#### [What to produce]
Extract, in full, the lines below, beginning at the first and ending with the line that contains "50, 70, 100];". Pictures do not belong in the copy.

#### [Raw data]
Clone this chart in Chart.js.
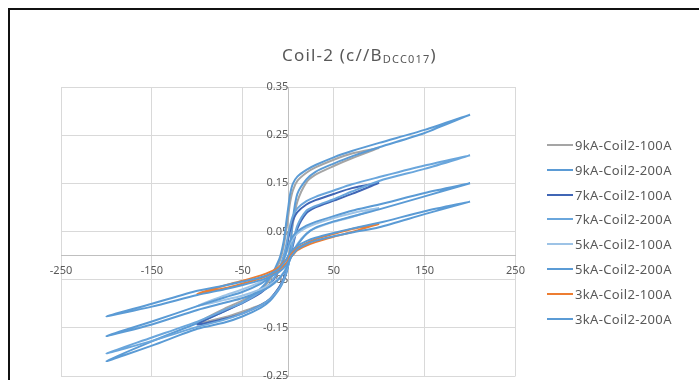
<!DOCTYPE html>
<html>
<head>
<meta charset="utf-8">
<title>Coil-2 (c//B DCC017)</title>
<script src="https://cdn.jsdelivr.net/npm/chart.js@4.4.0/dist/chart.umd.min.js"></script>
<style>
  body { margin: 0; background: #fff; overflow: hidden; }
  #wrap { position: relative; width: 699px; height: 380px; }
  canvas { position: absolute; left: 0; top: 0; }
  #frame {
    position: absolute; left: 8px; top: 8px; width: 700px; height: 380px;
    border-top: 2px solid #111; border-left: 2px solid #111; pointer-events: none;
  }
  #chartTitle {
    position: absolute; left: 282px; top: 45px; white-space: nowrap;
    font-family: "Noto Sans", sans-serif; font-size: 17px; line-height: 20px;
    color: #595959; letter-spacing: 1.2px;
  }
  #chartTitle .sub { font-size: 11px; vertical-align: -2px; }
  #legend {
    position: absolute; left: 547px; top: 132.6px; margin: 0; padding: 0; list-style: none;
    font-family: "Noto Sans", sans-serif; font-size: 13px; color: #595959; letter-spacing: 0.35px;
  }
  #legend li { display: flex; align-items: center; height: 24.8px; white-space: nowrap; }
  #legend .swatch { width: 26px; height: 2px; margin-right: 2px; }
</style>
</head>
<body>
<div id="wrap">
  <canvas id="coilChart" width="699" height="380"></canvas>
  <div id="frame"></div>
  <div id="chartTitle">Coil-2 (c//B<span class="sub">DCC017</span>)</div>
  <ul id="legend"></ul>
</div>
<script>
// current sweep (A): down = +max -> -max, up = -max -> +max
const fieldDown200 = [200, 150, 100, 70, 50, 30, 20, 10, 5, 2, 0, -2, -5, -10, -20, -30, -50, -70, -100, -150, -200];
const fieldUp200 = [-200, -150, -100, -70, -50, -30, -20, -10, -5, -2, 0, 2, 5, 10, 20, 30, 50, 70, 100, 150, 200];
const fieldDown100 = [100, 70, 50, 30, 20, 10, 5, 2, 0, -2, -5, -10, -20, -30, -50, -70, -100];
const fieldUp100 = [-100, -70, -50, -30, -20, -10, -5, -2, 0, 2, 5, 10, 20, 30, 50, 70, 100];

const kA9_100Down = [0.2235, 0.212, 0.199, 0.183, 0.172, 0.155, 0.135, 0.110, 0.082, 0.055, 0.020, -0.015, -0.050, -0.070, -0.093, -0.110, -0.140];
const kA9_100Up = [-0.140, -0.128, -0.116, -0.102, -0.090, -0.066, -0.048, -0.031, -0.013, 0.020, 0.065, 0.112, 0.152, 0.168, 0.186, 0.202, 0.2235];
const kA9_200Down = [0.2925, 0.261, 0.234, 0.217, 0.204, 0.188, 0.178, 0.164, 0.149, 0.127, 0.100, 0.072, 0.030, -0.008, -0.045, -0.068, -0.097, -0.115, -0.140, -0.178, -0.219];
const kA9_200Up = [-0.219, -0.187, -0.152, -0.139, -0.126, -0.108, -0.094, -0.070, -0.052, -0.036, -0.020, 0.010, 0.075, 0.128, 0.158, 0.174, 0.191, 0.206, 0.225, 0.2545, 0.2925];

const kA7_100Down = [0.151, 0.140, 0.128, 0.115, 0.106, 0.090, 0.072, 0.052, 0.035, 0.017, -0.005, -0.030, -0.060, -0.077, -0.098, -0.115, -0.143];
const kA7_100Up = [-0.143, -0.131, -0.120, -0.103, -0.090, -0.066, -0.048, -0.032, -0.018, -0.002, 0.020, 0.056, 0.088, 0.100, 0.114, 0.128, 0.151];
const kA7_200Down = [0.208, 0.187, 0.163, 0.148, 0.135, 0.122, 0.113, 0.098, 0.082, 0.062, 0.045, 0.024, 0.000, -0.028, -0.058, -0.075, -0.097, -0.113, -0.137, -0.170, -0.203];
const kA7_200Up = [-0.203, -0.177, -0.148, -0.133, -0.120, -0.103, -0.090, -0.068, -0.050, -0.034, -0.020, -0.002, 0.025, 0.062, 0.093, 0.103, 0.117, 0.133, 0.155, 0.180, 0.208];

const kA5_100Down = [0.099, 0.088, 0.078, 0.066, 0.058, 0.046, 0.036, 0.026, 0.016, 0.006, -0.008, -0.024, -0.042, -0.054, -0.070, -0.083, -0.104];
const kA5_100Up = [-0.104, -0.092, -0.083, -0.070, -0.061, -0.046, -0.035, -0.026, -0.018, -0.008, 0.004, 0.024, 0.046, 0.057, 0.070, 0.080, 0.099];
const kA5_200Down = [0.150, 0.130, 0.106, 0.093, 0.082, 0.070, 0.062, 0.050, 0.040, 0.030, 0.020, 0.008, -0.008, -0.025, -0.045, -0.058, -0.075, -0.087, -0.105, -0.137, -0.167];
const kA5_200Up = [-0.167, -0.143, -0.113, -0.098, -0.088, -0.074, -0.064, -0.048, -0.036, -0.026, -0.018, -0.008, 0.005, 0.022, 0.045, 0.058, 0.071, 0.081, 0.096, 0.123, 0.150];

const kA3_100Down = [0.066, 0.055, 0.045, 0.034, 0.026, 0.016, 0.008, 0.002, -0.003, -0.008, -0.014, -0.024, -0.034, -0.041, -0.052, -0.062, -0.079];
const kA3_100Up = [-0.079, -0.068, -0.058, -0.047, -0.039, -0.029, -0.021, -0.015, -0.010, -0.005, 0.001, 0.011, 0.021, 0.028, 0.039, 0.049, 0.066];
const kA3_200Down = [0.112, 0.092, 0.068, 0.056, 0.047, 0.037, 0.030, 0.020, 0.012, 0.006, 0.000, -0.008, -0.016, -0.027, -0.038, -0.045, -0.054, -0.062, -0.073, -0.100, -0.126];
const kA3_200Up = [-0.126, -0.106, -0.082, -0.070, -0.061, -0.051, -0.044, -0.034, -0.026, -0.020, -0.014, -0.006, 0.002, 0.013, 0.024, 0.031, 0.040, 0.048, 0.059, 0.086, 0.112];

const seriesNames = [
  "9kA-Coil2-100A", "9kA-Coil2-200A", "7kA-Coil2-100A", "7kA-Coil2-200A",
  "5kA-Coil2-100A", "5kA-Coil2-200A", "3kA-Coil2-100A", "3kA-Coil2-200A",
];
const currentRange = [-250, 250];
const magnetRange = [-0.25, 0.35];

const seriesColors = ["#A5A5A5", "#5B9BD5", "#4066B5", "#6AA6DC", "#9DC3E6", "#5B9BD5", "#ED7D31", "#5B9BD5"];

function loopPoints(fieldDown, down, fieldUp, up) {
  const pts = fieldDown.map((x, i) => ({ x: x, y: down[i] }));
  fieldUp.forEach((x, i) => {
    if (i > 0) pts.push({ x: x, y: up[i] });
  });
  return pts;
}

const loops = [
  loopPoints(fieldDown100, kA9_100Down, fieldUp100, kA9_100Up),
  loopPoints(fieldDown200, kA9_200Down, fieldUp200, kA9_200Up),
  loopPoints(fieldDown100, kA7_100Down, fieldUp100, kA7_100Up),
  loopPoints(fieldDown200, kA7_200Down, fieldUp200, kA7_200Up),
  loopPoints(fieldDown100, kA5_100Down, fieldUp100, kA5_100Up),
  loopPoints(fieldDown200, kA5_200Down, fieldUp200, kA5_200Up),
  loopPoints(fieldDown100, kA3_100Down, fieldUp100, kA3_100Up),
  loopPoints(fieldDown200, kA3_200Down, fieldUp200, kA3_200Up),
];

Chart.defaults.font.family = "'Noto Sans', sans-serif";
Chart.defaults.color = "#595959";

const ctx = document.getElementById("coilChart").getContext("2d");

const chart = new Chart(ctx, {
  type: "scatter",
  data: {
    datasets: seriesNames.map((name, i) => ({
      label: name,
      data: loops[i],
      xAxisID: "x",
      yAxisID: "y",
      showLine: true,
      borderColor: seriesColors[i],
      backgroundColor: seriesColors[i],
      borderWidth: 2,
      pointRadius: 0,
      tension: 0.25,
      order: -i,
    })),
  },
  options: {
    responsive: false,
    animation: false,
    events: [],
    layout: {
      padding: { left: 61, top: 87, right: 183.5, bottom: 4 },
    },
    plugins: {
      title: { display: false },
      tooltip: { enabled: false },
      legend: { display: false },
    },
    scales: {
      x: {
        type: "linear",
        position: { y: 0 },
        min: currentRange[0],
        max: currentRange[1],
        ticks: {
          stepSize: 100,
          padding: 9,
          font: { size: 11 },
          color: "#595959",
        },
        grid: { color: "#D9D9D9", drawTicks: false },
        border: { color: "#BFBFBF" },
      },
      y: {
        type: "linear",
        position: { x: 0 },
        min: magnetRange[0],
        max: magnetRange[1],
        ticks: {
          stepSize: 0.1,
          padding: 13,
          font: { size: 11 },
          color: "#595959",
          callback: (v) => v.toFixed(2),
        },
        grid: { color: "#D9D9D9", drawTicks: false },
        border: { color: "#BFBFBF" },
        afterFit: (scale) => {
          scale.paddingBottom = 0;
        },
      },
    },
  },
});

// legend built from the chart's own datasets
const legendList = document.getElementById("legend");
chart.data.datasets.forEach((ds) => {
  const li = document.createElement("li");
  const swatch = document.createElement("span");
  swatch.className = "swatch";
  swatch.style.background = ds.borderColor;
  li.appendChild(swatch);
  li.appendChild(document.createTextNode(ds.label));
  legendList.appendChild(li);
});
</script>
</body>
</html>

#### [Task answer]
Clone this chart in Chart.js.
<!DOCTYPE html>
<html>
<head>
<meta charset="utf-8">
<title>Coil-2 (c//B DCC017)</title>
<script src="https://cdn.jsdelivr.net/npm/chart.js@4.4.0/dist/chart.umd.min.js"></script>
<style>
  body { margin: 0; background: #fff; overflow: hidden; }
  #wrap { position: relative; width: 699px; height: 380px; }
  canvas { position: absolute; left: 0; top: 0; }
  #frame {
    position: absolute; left: 8px; top: 8px; width: 700px; height: 380px;
    border-top: 2px solid #111; border-left: 2px solid #111; pointer-events: none;
  }
  #chartTitle {
    position: absolute; left: 282px; top: 45px; white-space: nowrap;
    font-family: "Noto Sans", sans-serif; font-size: 17px; line-height: 20px;
    color: #595959; letter-spacing: 1.2px;
  }
  #chartTitle .sub { font-size: 11px; vertical-align: -2px; }
  #legend {
    position: absolute; left: 547px; top: 132.6px; margin: 0; padding: 0; list-style: none;
    font-family: "Noto Sans", sans-serif; font-size: 13px; color: #595959; letter-spacing: 0.35px;
  }
  #legend li { display: flex; align-items: center; height: 24.8px; white-space: nowrap; }
  #legend .swatch { width: 26px; height: 2px; margin-right: 2px; }
</style>
</head>
<body>
<div id="wrap">
  <canvas id="coilChart" width="699" height="380"></canvas>
  <div id="frame"></div>
  <div id="chartTitle">Coil-2 (c//B<span class="sub">DCC017</span>)</div>
  <ul id="legend"></ul>
</div>
<script>
// current sweep (A): down = +max -> -max, up = -max -> +max
const fieldDown200 = [200, 150, 100, 70, 50, 30, 20, 10, 5, 2, 0, -2, -5, -10, -20, -30, -50, -70, -100, -150, -200];
const fieldUp200 = [-200, -150, -100, -70, -50, -30, -20, -10, -5, -2, 0, 2, 5, 10, 20, 30, 50, 70, 100, 150, 200];
const fieldDown100 = [100, 70, 50, 30, 20, 10, 5, 2, 0, -2, -5, -10, -20, -30, -50, -70, -100];
const fieldUp100 = [-100, -70, -50, -30, -20, -10, -5, -2, 0, 2, 5, 10, 20, 30, 50, 70, 100];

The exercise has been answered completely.